The variable(s) to build features for. A single data frame or matrix may be provided as well. Missing values are not allowed.
- trees
The number of trees to sample.
- depths
The depths of each tree. By default, these are drawn from a Poisson distribution calibrated to produce trees with around 2.5 leaves, on average, matching the traditional BART prior.
- vars
Integer indices of the variables to use for each tree. If provided, overrides those generated automatically by sampling uniformly from the available input features. Provided in flat form, so should have length equal to
sum(depths)
.- thresh
The thresholds for each variable. If provided, overrides those generated automatically by sampling uniformly from
ranges
, which defaults to the range of each input feature. Provided in flat form, so should have length equal tosum(depths)
.- drop
Columns in the calculated indicator matrix to drop. By default, any leaves which match zero input rows are dropped. If provided, overrides this default.
- ranges
The range of the input features, provided as a matrix with two rows and a column for each input feature. The first row is the minimum and the second row is the maximum.
- mean_depth
The mean prior depth of each tree, where a single node has depth zero and a two-leaf tree has depth 1. This value minus one becomes the rate parameter of a Poisson distribution, whose samples are then shifted up by one. In this way, no zero-depth trees (which produce trivial features) are sampled.
Functions
bart_depth_prior()
: Poisson depth prior for random trees, parametrized in terms of mean tree depth. Returns a function which generates samples from the prior with argument giving the number of samples. The default prior closely matches the average number of leaves in the original (asymmetric) BART prior.
References
Hugh A. Chipman. Edward I. George. Robert E. McCulloch. "BART: Bayesian additive regression trees." Ann. Appl. Stat. 4 (1) 266 - 298, March 2010. https://doi.org/10.1214/09-AOAS285
Examples
X = with(mtcars, b_bart(cyl, disp, hp, drat, wt, trees = 50))
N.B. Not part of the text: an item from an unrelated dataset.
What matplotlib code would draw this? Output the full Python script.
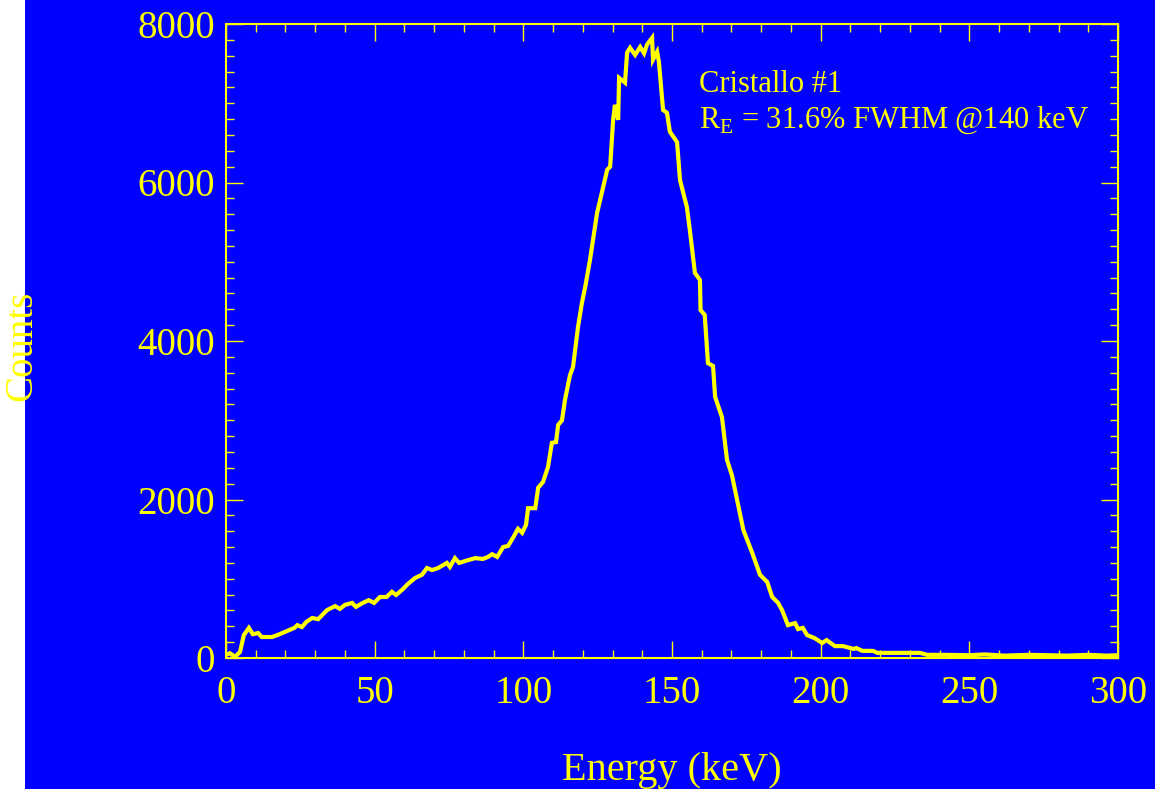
import numpy as np
import matplotlib
matplotlib.use("Agg")
import matplotlib.pyplot as plt
from matplotlib.patches import Rectangle
from matplotlib.ticker import MultipleLocator

plt.rcParams['font.family'] = ['Liberation Serif', 'DejaVu Serif']
plt.rcParams['mathtext.fontset'] = 'custom'
plt.rcParams['mathtext.rm'] = 'Liberation Serif'

BLUE = '#0000ff'
YEL = '#ffff00'

# spectrum (keV, counts)
energy = [0, 1.3, 3, 4.7, 6, 7.7, 9, 10.8, 12, 15.5, 18, 20.5, 23, 24, 25.5, 27, 29, 31,
          34, 36.7, 38.3, 40, 42.4, 43.7, 46, 48, 49.8, 51.8, 54, 55.8, 57.2, 59.2, 61.2,
          63.6, 65.9, 67.6, 69.3, 71.3, 74.3, 75.3, 77, 78.4, 81.4, 83.8, 86.4, 88.1, 89.5,
          91.2, 93.2, 94.9, 96.5, 98.2, 99.6, 100.9, 101.6, 104, 105, 106.6, 108.3, 109.6,
          111, 111.7, 113, 114, 115.7, 116.7, 118.4, 119.7, 120.8, 122.4, 124.8, 128.2,
          129.2, 130.2, 130.8, 131.9, 132.2, 134.2, 134.9, 135.9, 137.6, 139.3, 140.6,
          141.6, 143.3, 143.6, 145, 145.6, 147, 148.3, 149.3, 151.7, 152.7, 155, 156,
          157.7, 159.4, 159.6, 161, 162.1, 163.8, 164.5, 166.8, 168.5, 170.2, 174, 177,
          179.6, 182, 183.7, 185.7, 187, 189, 191.4, 192.4, 194, 195.4, 198, 200.5, 202,
          204.8, 207.5, 211, 212, 214, 217.6, 219, 225, 233.4, 235.8, 242, 250, 255, 262,
          270, 276, 283, 290, 296, 300]
counts = [40, 60, 15, 75, 290, 380, 300, 315, 265, 265, 300, 340, 380, 415, 390, 455, 505, 490,
          605, 655, 620, 670, 695, 645, 695, 730, 695, 770, 770, 835, 795, 860, 935,
          1010, 1050, 1135, 1110, 1135, 1200, 1150, 1260, 1200, 1235, 1260, 1250, 1275, 1310,
          1275, 1400, 1415, 1515, 1630, 1580, 1680, 1890, 1890, 2150, 2220, 2410, 2715,
          2725, 2940, 3000, 3255, 3570, 3670, 4180, 4480, 4680, 5020, 5615, 6160,
          6200, 6790, 6980, 6790, 7320, 7260, 7640, 7700, 7610, 7710, 7630,
          7740, 7825, 7550, 7650, 7520, 6915, 6880, 6640, 6510, 6030, 5690, 5400,
          4860, 4770, 4390, 4330, 3720, 3685, 3295, 3040, 2500, 2300, 1615, 1325,
          1050, 960, 770, 695, 605, 415, 440, 365, 380, 290, 250, 190, 225,
          150, 150, 115, 125, 90, 90, 65, 65, 65, 40, 40, 35, 45, 30,
          40, 35, 30, 40, 30, 35]

fig = plt.figure(figsize=(11.55, 7.89), dpi=100, facecolor=BLUE)
fig.add_artist(Rectangle((0, 0), 25 / 1155, 1, transform=fig.transFigure,
                         facecolor='white', edgecolor='none', zorder=0))
ax = fig.add_axes([226 / 1155, 131 / 789, 892 / 1155, 634 / 789])
ax.set_facecolor(BLUE)

ax.plot(energy, counts, color=YEL, lw=3.0, solid_joinstyle='miter')

ax.set_xlim(0, 300)
ax.set_ylim(0, 8000)
ax.xaxis.set_major_locator(MultipleLocator(50))
ax.xaxis.set_minor_locator(MultipleLocator(10))
ax.yaxis.set_major_locator(MultipleLocator(2000))
ax.yaxis.set_minor_locator(MultipleLocator(200))

for s in ax.spines.values():
    s.set_color(YEL)
    s.set_linewidth(1.5)
ax.tick_params(which='both', direction='in', colors=YEL, top=True, right=True,
               labelsize=28, width=1)
ax.tick_params(which='major', length=12.5)
ax.tick_params(which='minor', length=6)
ax.tick_params(axis='y', which='major', pad=8)
ax.tick_params(axis='x', which='major', pad=12)

ax.set_xlabel('Energy (keV)', color=YEL, fontsize=29, labelpad=29)
fig.text(22 / 1155, 1 - 346 / 789, 'Counts', color=YEL, fontsize=28,
         rotation=90, ha='center', va='center')

ax.text(0.53, 0.893, 'Cristallo #1', transform=ax.transAxes, color=YEL, fontsize=22,
        va='baseline')
ax.text(0.53, 0.836, r'R$_{\rm E}$ = 31.6% FWHM @140 keV', transform=ax.transAxes,
        color=YEL, fontsize=22, va='baseline')

fig.savefig('out.png', dpi=100, facecolor=fig.get_facecolor())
all(colSums(X) > 0) # TRUE; empty leaves are pruned away
#> [1] TRUE
# each row belongs to 1 leaf node per tree; some trees pruned away
all(rowSums(X) == rowSums(X)[1]) # TRUE
#> [1] TRUE
all(rowSums(X) <= 50) # TRUE
#> [1] TRUE
x = 1:150
y = as.numeric(BJsales)
m = ridge(y ~ b_bart(x, trees=25))
plot(x, y)
lines(x, fitted(m), type="s", col="blue")